Created 11-30-2016 09:17 AM
I checked the hiveserver logs. Found that corresponding to all these MapReduce failures for Hive jobs, there was always a FATAL error that occured in hive before the kill signal was seen in MapReduce logs. The stack trace for this particular error is attached in the "hiveserver2-logs-error.txt" and the activities of the thread is where it happened is available in "thread-logs.txt".
On further investigation, it was also found that the attached error can be related(traced back) to an unresolved JIRA -
Please let me know your thoughts on this.

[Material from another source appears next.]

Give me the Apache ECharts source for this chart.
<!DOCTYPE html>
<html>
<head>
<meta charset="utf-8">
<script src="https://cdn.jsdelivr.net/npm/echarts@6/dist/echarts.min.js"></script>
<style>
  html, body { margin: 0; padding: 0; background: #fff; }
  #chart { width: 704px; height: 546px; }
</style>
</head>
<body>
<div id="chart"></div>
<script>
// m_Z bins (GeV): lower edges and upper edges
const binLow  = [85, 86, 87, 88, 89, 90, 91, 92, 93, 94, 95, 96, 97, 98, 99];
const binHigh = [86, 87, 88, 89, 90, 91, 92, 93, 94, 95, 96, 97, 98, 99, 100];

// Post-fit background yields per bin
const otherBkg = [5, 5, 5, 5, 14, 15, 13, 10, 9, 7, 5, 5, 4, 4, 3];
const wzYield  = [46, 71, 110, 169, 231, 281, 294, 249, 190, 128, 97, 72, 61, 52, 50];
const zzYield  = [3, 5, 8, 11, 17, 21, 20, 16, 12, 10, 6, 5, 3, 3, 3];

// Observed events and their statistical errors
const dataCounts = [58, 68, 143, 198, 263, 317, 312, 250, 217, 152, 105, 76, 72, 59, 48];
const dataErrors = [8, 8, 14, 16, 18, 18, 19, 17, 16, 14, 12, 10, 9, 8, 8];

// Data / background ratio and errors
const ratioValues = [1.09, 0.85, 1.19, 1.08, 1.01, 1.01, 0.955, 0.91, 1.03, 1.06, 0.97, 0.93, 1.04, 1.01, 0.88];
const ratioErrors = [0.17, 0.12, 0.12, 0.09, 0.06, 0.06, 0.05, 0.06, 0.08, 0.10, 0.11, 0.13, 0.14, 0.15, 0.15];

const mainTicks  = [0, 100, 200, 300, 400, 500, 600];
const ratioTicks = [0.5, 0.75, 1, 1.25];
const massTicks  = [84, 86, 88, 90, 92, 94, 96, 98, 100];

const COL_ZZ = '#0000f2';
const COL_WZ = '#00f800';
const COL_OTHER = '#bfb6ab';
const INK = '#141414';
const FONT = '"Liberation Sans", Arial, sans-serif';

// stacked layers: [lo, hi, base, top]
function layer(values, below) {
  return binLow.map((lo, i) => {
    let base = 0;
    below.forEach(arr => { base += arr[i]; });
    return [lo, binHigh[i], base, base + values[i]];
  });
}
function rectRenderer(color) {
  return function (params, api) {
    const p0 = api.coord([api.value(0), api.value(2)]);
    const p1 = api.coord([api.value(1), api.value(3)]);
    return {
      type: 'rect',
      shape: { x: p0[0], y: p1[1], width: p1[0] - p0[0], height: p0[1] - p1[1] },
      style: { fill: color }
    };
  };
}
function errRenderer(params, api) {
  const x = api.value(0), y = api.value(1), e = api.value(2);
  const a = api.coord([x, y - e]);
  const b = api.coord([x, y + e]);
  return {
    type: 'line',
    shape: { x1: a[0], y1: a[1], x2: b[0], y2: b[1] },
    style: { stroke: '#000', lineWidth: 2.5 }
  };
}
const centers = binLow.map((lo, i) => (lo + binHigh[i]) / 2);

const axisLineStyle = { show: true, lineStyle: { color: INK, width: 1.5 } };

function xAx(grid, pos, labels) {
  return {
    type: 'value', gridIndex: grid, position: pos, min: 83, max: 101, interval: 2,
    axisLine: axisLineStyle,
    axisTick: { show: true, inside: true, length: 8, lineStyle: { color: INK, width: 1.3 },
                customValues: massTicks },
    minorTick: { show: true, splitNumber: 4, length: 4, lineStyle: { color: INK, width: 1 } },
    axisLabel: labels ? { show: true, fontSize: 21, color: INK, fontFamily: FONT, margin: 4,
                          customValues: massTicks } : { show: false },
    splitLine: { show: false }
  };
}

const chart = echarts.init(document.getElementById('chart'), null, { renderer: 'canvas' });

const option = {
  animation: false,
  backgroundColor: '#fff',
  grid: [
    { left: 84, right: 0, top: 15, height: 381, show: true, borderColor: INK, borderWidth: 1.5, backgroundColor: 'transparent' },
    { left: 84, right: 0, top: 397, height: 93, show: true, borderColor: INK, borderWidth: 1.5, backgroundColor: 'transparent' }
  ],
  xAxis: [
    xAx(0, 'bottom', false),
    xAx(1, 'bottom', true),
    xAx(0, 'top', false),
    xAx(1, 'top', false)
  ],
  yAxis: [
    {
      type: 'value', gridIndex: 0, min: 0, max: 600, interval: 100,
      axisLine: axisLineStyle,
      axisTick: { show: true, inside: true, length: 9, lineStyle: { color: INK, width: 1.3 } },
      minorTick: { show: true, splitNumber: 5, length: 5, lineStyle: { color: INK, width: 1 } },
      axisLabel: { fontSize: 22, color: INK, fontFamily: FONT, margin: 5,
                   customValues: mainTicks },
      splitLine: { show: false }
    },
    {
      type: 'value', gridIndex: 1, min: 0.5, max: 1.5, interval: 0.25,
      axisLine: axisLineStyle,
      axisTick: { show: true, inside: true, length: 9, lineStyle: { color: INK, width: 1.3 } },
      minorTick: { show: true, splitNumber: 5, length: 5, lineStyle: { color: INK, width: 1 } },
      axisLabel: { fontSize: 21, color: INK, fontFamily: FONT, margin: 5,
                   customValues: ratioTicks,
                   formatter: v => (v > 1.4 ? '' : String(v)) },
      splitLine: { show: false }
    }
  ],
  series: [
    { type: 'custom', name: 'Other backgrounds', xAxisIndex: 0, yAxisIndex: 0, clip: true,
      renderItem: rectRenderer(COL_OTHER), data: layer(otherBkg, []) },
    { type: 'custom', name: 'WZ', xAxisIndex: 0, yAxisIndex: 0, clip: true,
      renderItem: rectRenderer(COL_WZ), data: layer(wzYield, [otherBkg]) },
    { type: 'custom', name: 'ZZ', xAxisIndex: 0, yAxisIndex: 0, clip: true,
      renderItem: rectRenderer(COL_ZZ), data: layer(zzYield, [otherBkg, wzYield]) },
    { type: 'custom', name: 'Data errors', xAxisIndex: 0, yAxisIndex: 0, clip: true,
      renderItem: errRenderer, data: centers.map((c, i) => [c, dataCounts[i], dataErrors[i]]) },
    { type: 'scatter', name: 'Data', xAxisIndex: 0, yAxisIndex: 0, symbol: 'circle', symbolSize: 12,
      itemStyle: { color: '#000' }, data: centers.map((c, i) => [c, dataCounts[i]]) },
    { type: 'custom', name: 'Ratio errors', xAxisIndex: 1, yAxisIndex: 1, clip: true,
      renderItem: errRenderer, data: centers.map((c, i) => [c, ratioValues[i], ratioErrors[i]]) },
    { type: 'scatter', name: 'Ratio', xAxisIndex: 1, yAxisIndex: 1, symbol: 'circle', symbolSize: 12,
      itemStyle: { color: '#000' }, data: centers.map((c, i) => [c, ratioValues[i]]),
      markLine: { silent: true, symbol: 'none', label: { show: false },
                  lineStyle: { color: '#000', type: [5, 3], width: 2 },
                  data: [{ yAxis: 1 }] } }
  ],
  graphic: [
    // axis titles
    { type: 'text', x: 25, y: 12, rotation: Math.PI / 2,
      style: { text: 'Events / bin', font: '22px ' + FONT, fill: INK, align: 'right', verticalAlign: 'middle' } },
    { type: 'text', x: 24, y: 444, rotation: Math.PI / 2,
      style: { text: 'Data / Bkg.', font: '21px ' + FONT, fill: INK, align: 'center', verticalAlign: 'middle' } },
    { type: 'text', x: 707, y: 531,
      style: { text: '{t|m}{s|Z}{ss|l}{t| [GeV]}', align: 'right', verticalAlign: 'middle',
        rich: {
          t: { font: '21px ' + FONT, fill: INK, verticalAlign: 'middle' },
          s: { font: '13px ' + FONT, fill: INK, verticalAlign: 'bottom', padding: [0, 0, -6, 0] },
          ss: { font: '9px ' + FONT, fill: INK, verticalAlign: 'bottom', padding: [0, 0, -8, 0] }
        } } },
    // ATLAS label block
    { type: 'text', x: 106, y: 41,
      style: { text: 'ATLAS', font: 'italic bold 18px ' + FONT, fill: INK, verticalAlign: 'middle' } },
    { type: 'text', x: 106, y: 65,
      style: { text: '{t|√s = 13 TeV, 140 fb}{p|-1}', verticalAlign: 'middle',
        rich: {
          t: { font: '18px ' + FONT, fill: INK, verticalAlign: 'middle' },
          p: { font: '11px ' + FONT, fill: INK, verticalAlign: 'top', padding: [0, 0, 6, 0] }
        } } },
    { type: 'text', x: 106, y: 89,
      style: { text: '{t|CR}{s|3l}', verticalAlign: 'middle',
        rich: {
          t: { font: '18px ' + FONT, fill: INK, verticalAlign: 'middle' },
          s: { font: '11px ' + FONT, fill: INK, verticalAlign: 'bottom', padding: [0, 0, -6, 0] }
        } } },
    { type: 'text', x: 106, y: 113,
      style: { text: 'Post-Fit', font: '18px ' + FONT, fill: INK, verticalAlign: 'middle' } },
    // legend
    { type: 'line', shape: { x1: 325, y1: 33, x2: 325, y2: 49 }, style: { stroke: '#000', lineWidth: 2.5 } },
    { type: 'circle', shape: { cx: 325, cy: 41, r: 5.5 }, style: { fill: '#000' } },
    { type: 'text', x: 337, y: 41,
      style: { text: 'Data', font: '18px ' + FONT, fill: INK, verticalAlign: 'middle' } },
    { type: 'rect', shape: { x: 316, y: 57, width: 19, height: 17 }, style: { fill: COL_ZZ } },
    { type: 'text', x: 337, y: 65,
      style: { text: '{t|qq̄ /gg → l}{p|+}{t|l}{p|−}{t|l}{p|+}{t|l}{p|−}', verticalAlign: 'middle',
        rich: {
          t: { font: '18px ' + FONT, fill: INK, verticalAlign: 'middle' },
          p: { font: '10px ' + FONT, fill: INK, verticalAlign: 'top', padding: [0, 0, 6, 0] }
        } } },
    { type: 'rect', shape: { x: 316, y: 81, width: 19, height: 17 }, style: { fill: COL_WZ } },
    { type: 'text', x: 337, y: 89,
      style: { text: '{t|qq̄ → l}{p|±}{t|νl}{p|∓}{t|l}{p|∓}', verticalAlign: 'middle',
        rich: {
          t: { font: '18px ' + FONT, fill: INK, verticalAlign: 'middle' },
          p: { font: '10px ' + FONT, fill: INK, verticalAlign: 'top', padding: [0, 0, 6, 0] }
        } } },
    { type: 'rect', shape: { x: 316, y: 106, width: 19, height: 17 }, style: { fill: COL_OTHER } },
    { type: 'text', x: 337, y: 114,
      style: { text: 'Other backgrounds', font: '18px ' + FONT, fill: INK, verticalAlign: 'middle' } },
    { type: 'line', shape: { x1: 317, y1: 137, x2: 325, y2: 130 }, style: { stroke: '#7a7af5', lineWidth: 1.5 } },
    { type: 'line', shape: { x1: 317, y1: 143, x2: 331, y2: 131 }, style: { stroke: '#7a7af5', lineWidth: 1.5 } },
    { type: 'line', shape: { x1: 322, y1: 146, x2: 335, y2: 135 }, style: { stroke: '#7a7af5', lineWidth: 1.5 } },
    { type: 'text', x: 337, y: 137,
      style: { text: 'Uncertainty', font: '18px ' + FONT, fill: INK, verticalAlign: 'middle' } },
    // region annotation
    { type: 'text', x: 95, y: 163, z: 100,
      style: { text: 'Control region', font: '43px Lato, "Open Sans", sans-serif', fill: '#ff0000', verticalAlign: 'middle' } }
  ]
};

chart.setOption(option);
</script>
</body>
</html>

Created 11-30-2016 01:50 PM
@Garima Dosi - I see this WARN in the logs:
2016-11-28 16:25:51,029 WARN [Thread-2037242]: split.JobSplitWriter (JobSplitWriter.java:writeOldSplits(168)) - Max block location exceeded for split:
I am not sure if it would lead to the current outcome but it might be a clue.

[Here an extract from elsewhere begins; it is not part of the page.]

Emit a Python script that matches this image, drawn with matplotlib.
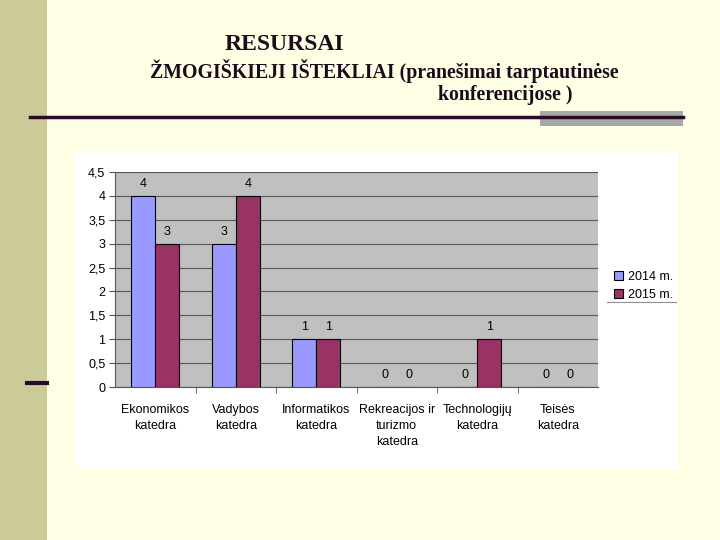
import numpy as np
import matplotlib.pyplot as plt
from matplotlib.patches import Rectangle
from matplotlib.lines import Line2D

# Data
categories = ['Ekonomikos\nkatedra', 'Vadybos\nkatedra', 'Informatikos\nkatedra',
              'Rekreacijos ir\nturizmo\nkatedra', 'Technologijų\nkatedra', 'Teisės\nkatedra']
y2014 = [4, 3, 1, 0, 0, 0]
y2015 = [3, 4, 1, 0, 1, 0]
series_names = ['2014 m.', '2015 m.']
yticks = np.arange(0, 4.51, 0.5)

plt.rcParams['font.family'] = ['Liberation Sans', 'DejaVu Sans']

fig = plt.figure(figsize=(7.2, 5.4), dpi=100)
fig.patch.set_facecolor('#FFFFE6')

# slide decorations
fig.patches.append(Rectangle((0, 0), 47 / 720, 1, transform=fig.transFigure,
                             facecolor='#CBCB9A', edgecolor='none', zorder=0))
fig.patches.append(Rectangle((540 / 720, 1 - 126 / 540), 143 / 720, 15 / 540,
                             transform=fig.transFigure, facecolor='#A8A8A8',
                             edgecolor='none', zorder=1))
fig.lines.append(Line2D([30 / 720, 683 / 720], [1 - 117 / 540] * 2, transform=fig.transFigure,
                        color='#2A0A2A', linewidth=2.5, zorder=2))
fig.lines.append(Line2D([27 / 720, 47 / 720], [1 - 383 / 540] * 2, transform=fig.transFigure,
                        color='#2A0A2A', linewidth=3, zorder=2))

# title
title_kw = dict(family='Liberation Serif', weight='bold', color='#1A0A1A')
fig.text(225 / 720, 1 - 44 / 540, 'RESURSAI', fontsize=17, va='center', ha='left', **title_kw)
fig.text(150 / 720, 1 - 71 / 540, 'ŽMOGIŠKIEJI IŠTEKLIAI (pranešimai tarptautinėse',
         fontsize=14.3, va='center', ha='left', **title_kw)
fig.text(438 / 720, 1 - 95 / 540, 'konferencijose )', fontsize=14.3, va='center', ha='left', **title_kw)

# white chart box
fig.patches.append(Rectangle((76 / 720, 1 - 468 / 540), 602 / 720, 316 / 540,
                             transform=fig.transFigure, facecolor='white',
                             edgecolor='none', zorder=1))
fig.lines.append(Line2D([607 / 720, 676 / 720], [1 - 302 / 540] * 2, transform=fig.transFigure,
                        color='#909090', linewidth=0.8, zorder=4))

ax = fig.add_axes([115 / 720, 1 - 387 / 540, 483 / 720, 215 / 540])
ax.set_zorder(3)
ax.set_facecolor('#C0C0C0')

x = np.arange(len(categories))
w = 0.3
b1 = ax.bar(x - w / 2, y2014, w, color='#9999FF', edgecolor='black', linewidth=0.8,
            label=series_names[0], zorder=3)
b2 = ax.bar(x + w / 2, y2015, w, color='#993366', edgecolor='black', linewidth=0.8,
            label=series_names[1], zorder=3)

for bars, vals in [(b1, y2014), (b2, y2015)]:
    for bar, v in zip(bars, vals):
        ax.text(bar.get_x() + bar.get_width() / 2, v + 0.12, str(v),
                ha='center', va='bottom', fontsize=9)

ax.set_xlim(-0.5, len(categories) - 0.5)
ax.set_ylim(0, 4.5)
ax.set_yticks(yticks)
ax.set_yticklabels([f'{t:g}'.replace('.', ',') for t in yticks], fontsize=9)
ax.yaxis.grid(True, color='#555555', linewidth=0.8, zorder=1)
ax.set_axisbelow(True)

ax.set_xticks(x)
ax.set_xticklabels(categories, fontsize=9, linespacing=1.45)
ax.set_xticks(np.arange(0.5, len(categories) - 0.5), minor=True)
ax.tick_params(axis='x', which='major', length=0, pad=12)
ax.tick_params(axis='x', which='minor', length=4, color='#555555')
ax.tick_params(axis='y', length=4, color='#555555', pad=3)

for s in ['top', 'right']:
    ax.spines[s].set_visible(False)
ax.spines['left'].set_color('#555555')
ax.spines['bottom'].set_color('#555555')

ax.legend(loc='center left', bbox_to_anchor=(1.01, 0.47), frameon=False, fontsize=9,
          handlelength=0.7, handleheight=0.7, handletextpad=0.4, labelspacing=0.5)

fig.savefig('out.png', dpi=100, facecolor=fig.get_facecolor())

Created 12-06-2016 06:36 AM
@clukasik The warning is not a problem. We increased the value of mapreduce.job.max.split.locations from 10 to "number of data nodes" and thats it. The error mentioned previously still happens. I still think the issue is related to this JIRA -
Created 11-28-2016 04:09 PM
it looks this issue is hitting https://issues.apache.org/jira/browse/YARN-3238
Created 11-29-2016 05:11 AM
We are using hadoop version - Hadoop 2.7.1.2.4.2.0-258 where this bug seems to be already resolved. However, not sure whether this is the issue.